The Little Mill Blog
Back to Basics in 2017! Make a new year’s resolution to cut your breakfast sugars

Bear toast

by Kathy Purcell,

Back to Basics in 2017! Make a new year’s resolution to cut your breakfast sugars

It’s a bit of a cliché but with the new year does come the opportunity of a fresh start, a blank canvas with which you can fill with new resolutions. For many people, health and fitness features high on the agenda. But what about making small changes that can have a big impact?

One big area you can make a significant change in is in reducing your child’s sugar intake, particularly at breakfast time.
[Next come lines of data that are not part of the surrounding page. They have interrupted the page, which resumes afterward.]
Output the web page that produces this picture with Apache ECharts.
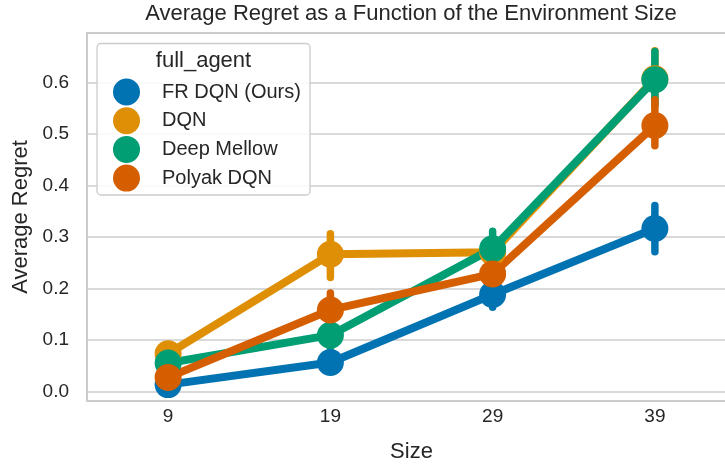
<!DOCTYPE html>
<html>
<head>
<meta charset="utf-8">
<script src="https://cdn.jsdelivr.net/npm/echarts@6/dist/echarts.min.js"></script>
<style>
  html, body { margin: 0; padding: 0; background: #ffffff; overflow: hidden; width: 725px; height: 468px; }
  #chart { width: 745px; height: 468px; }
</style>
</head>
<body>
<div id="chart"></div>
<script>
// ---- data ----
const categories = ['9', '19', '29', '39'];
const agents = ['FR DQN (Ours)', 'DQN', 'Deep Mellow', 'Polyak DQN'];
const legendTitle = 'full_agent';

const frDqnMean  = [0.013, 0.056, 0.188, 0.316];
const frDqnLow   = [0.008, 0.050, 0.163, 0.271];
const frDqnHigh  = [0.019, 0.062, 0.210, 0.361];

const dqnMean    = [0.073, 0.266, 0.270, 0.607];
const dqnLow     = [0.066, 0.221, 0.250, 0.555];
const dqnHigh    = [0.080, 0.306, 0.288, 0.661];

const mellowMean = [0.055, 0.109, 0.277, 0.605];
const mellowLow  = [0.048, 0.076, 0.243, 0.556];
const mellowHigh = [0.062, 0.143, 0.311, 0.660];

const polyakMean = [0.027, 0.158, 0.228, 0.516];
const polyakLow  = [0.020, 0.125, 0.210, 0.477];
const polyakHigh = [0.034, 0.191, 0.247, 0.566];

const yMin = -0.0188;
const yMax = 0.6957;

// ---- styling ----
const colors = ['#0173b2', '#de8f05', '#029e73', '#d55e00'];
const FONT = '"Liberation Sans", Arial, Helvetica, sans-serif';
const TEXT = '#262626';
const GRIDC = '#cccccc';

const means = [frDqnMean, dqnMean, mellowMean, polyakMean];
const lows = [frDqnLow, dqnLow, mellowLow, polyakLow];
const highs = [frDqnHigh, dqnHigh, mellowHigh, polyakHigh];

const series = [];
agents.forEach((name, j) => {
  series.push({
    name: name,
    type: 'line',
    data: means[j],
    symbol: 'none',
    lineStyle: { color: colors[j], width: 8, cap: 'round', join: 'round' },
    itemStyle: { color: colors[j] },
    z: 2,
    silent: true
  });
});
agents.forEach((name, j) => {
  const color = colors[j];
  series.push({
    name: name,
    type: 'custom',
    data: categories.map((c, i) => [i, lows[j][i], highs[j][i]]),
    encode: { x: 0, y: [1, 2] },
    renderItem: function (params, api) {
      const p1 = api.coord([api.value(0), api.value(1)]);
      const p2 = api.coord([api.value(0), api.value(2)]);
      return {
        type: 'line',
        shape: { x1: p1[0], y1: p1[1], x2: p2[0], y2: p2[1] },
        style: { stroke: color, lineWidth: 7.5, lineCap: 'round' }
      };
    },
    z: 3,
    silent: true
  });
  series.push({
    name: name,
    type: 'scatter',
    data: means[j],
    symbol: 'circle',
    symbolSize: 27,
    itemStyle: { color: color, opacity: 1 },
    z: 3,
    silent: true
  });
});

const chart = echarts.init(document.getElementById('chart'), null, { renderer: 'canvas' });
chart.setOption({
  animation: false,
  backgroundColor: '#ffffff',
  color: colors,
  title: {
    text: 'Average Regret as a Function of the Environment Size',
    left: 411,
    top: 3,
    textAlign: 'center',
    padding: 0,
    textStyle: { fontFamily: FONT, fontSize: 22, fontWeight: 'normal', color: TEXT }
  },
  grid: {
    left: 87, right: 9, top: 33, bottom: 66,
    show: true, borderColor: GRIDC, borderWidth: 2, backgroundColor: 'transparent'
  },
  legend: {
    data: agents,
    orient: 'vertical',
    left: 113,
    top: 78.5,
    padding: 0,
    itemWidth: 27,
    itemHeight: 27,
    itemGap: 1.7,
    icon: 'circle',
    selectedMode: false,
    textStyle: { fontFamily: FONT, fontSize: 20, color: TEXT, padding: [0, 0, 0, 17] },
    z: 6
  },
  graphic: [
    {
      type: 'rect',
      z: 5,
      shape: { x: 97, y: 43.5, width: 213, height: 151.5, r: 4 },
      style: { fill: 'rgba(255,255,255,0.85)', stroke: GRIDC, lineWidth: 1.3 }
    },
    {
      type: 'text',
      z: 7,
      x: 203.5,
      y: 61,
      style: {
        text: legendTitle,
        font: '22px ' + FONT,
        fill: TEXT,
        textAlign: 'center',
        textVerticalAlign: 'middle'
      }
    }
  ],
  xAxis: {
    type: 'category',
    data: categories,
    boundaryGap: true,
    name: 'Size',
    nameLocation: 'middle',
    nameGap: 40,
    nameTextStyle: { fontFamily: FONT, fontSize: 22, color: TEXT },
    axisLine: { show: false },
    axisTick: { show: false },
    axisLabel: { fontFamily: FONT, fontSize: 19, color: TEXT, margin: 6 },
    splitLine: { show: false }
  },
  yAxis: {
    type: 'value',
    min: yMin,
    max: yMax,
    splitNumber: 7,
    name: 'Average Regret',
    nameLocation: 'middle',
    nameGap: 50,
    nameTextStyle: { fontFamily: FONT, fontSize: 22, color: TEXT },
    axisLine: { show: false },
    axisTick: { show: false },
    axisLabel: {
      fontFamily: FONT, fontSize: 19, color: TEXT, margin: 18,
      showMinLabel: false, showMaxLabel: false,
      formatter: function (v) {
        const k = v * 10;
        return Math.abs(k - Math.round(k)) < 1e-6 ? v.toFixed(1) : '';
      }
    },
    splitLine: { show: true, lineStyle: { color: GRIDC, width: 1.7 } }
  },
  series: series
});
</script>
</body>
</html>
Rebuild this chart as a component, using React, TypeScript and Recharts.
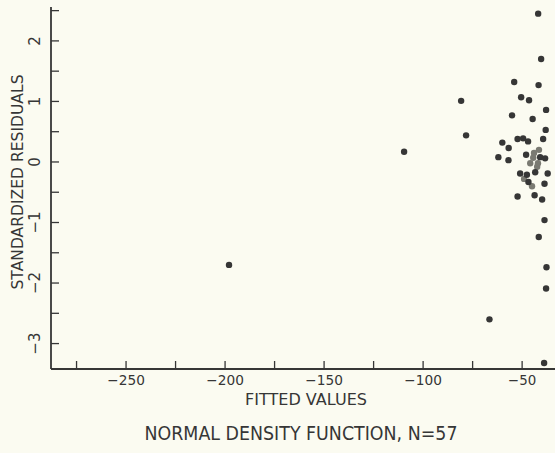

Sugary cereals, juices and spreads are packing in so much sugar at breakfast time that half of our children’s daily allowance for sugar has already been eaten before school. While these are UK statistics, Ireland can take the plaudit of being the fourth highest consumer of sugar in the world, so it would be fair to say we are probably on a par with the UK when it comes to sugar intake at breakfast. That’s according to Euromonitor research which has us coming in right behind the US, Germany and the Netherlands.

Sugar is the prime culprit of tooth decay, childhood obesity and diabetes, with the National Diet and Nutrition Survey (Public Health England) showing four- to ten-year-olds consuming twice as much sugar as they should be. The survey which covered 200 parents of children aged four to ten revealed that children were eating on average three sugar cubes at breakfast alone, in most cases nearly using up the entire or half of their allocation of recommended sugar intake per day at breakfast alone. See below here how much sugar should children eat:

~ age 2 - less than 13 grams or 3 cubes per day

~ age 3 - less than 15 grams or 4 cubes per day

~ age 4 to 6 - less than 19 grams or 5 cubes per day

~ age 7 to 10 years - less than 24 grams or 6 cubes per day

A small bowel of sugary breakfast cereal contains around two cubes of sugar, spreading chocolate spread on toast racks up three sugar cubes and a glass of fruit juice has a whopping five cubes in it.

For many parents who are rushing in the morning and who are juggling many tasks, how easy is it to give children a healthy start? As well as researching some apps that might help with identifying hidden sugars through bar code scanning, an easy way is to replace sugary cereals with wholemeal toast.

The philosophy for The Little Mill is simple: nothing added, nothing taken away. The grain is sourced locally and our milling process which uses a series of mill stones, means that the entire wholegrain is used. So unlike refined flours it retains all of its nutritional goodness, B & E vitamins, antioxidants, fibre, protein, minerals and healthy oils.

Try some of these ideas:

  • Peanut butter & banana toast
  • Poached eggs on toast
  • Peanut butter with apple slices on toast
  • Cream cheese, pomegranites on toast

In any case, make wholemeal the star of the show, here is a recipe that you can use for a wholemeal soda bread using The Little Mill flours.

Wholemeal Brown Soda Bread with Honey and Sea Salt


~ Plain Wholemeal Flour 250g

~ Plain White Flour 250g

~ Bicarbonate of Soda (baking soda) 9g (2/3 tsp)

~ Sea Salt (can use normal salt) 9g (1 1/4 tsp)

~ Honey (optional) 10g (2 tsp)

~ Buttermilk 440 ml

~ One 2lb Loaf Tin


  1. Place flour in a mixing bowl, sieve the baking soda onto the flours and add the sea salt. Mix all the powders together to make sure the soda is fully dispersed.

  2. Add the honey and the buttermilk.

  3. Mix using a spatula or by hand until a smooth lump free soft dough is made.

  4. Place the dough in your greased 2lb baking tin and pat down.

  5. Cut the dough down the centre length of the tin with a knife.

  6. Place the tin in a preheated oven to 175 C. Bake for 52-55 minutes or as required.

  7. Turn onto cooling wire after baking to allow to cool.

*Consider sprinkling some wheat or porridge flakes on top of the dough prior to baking for decoration but this is optional.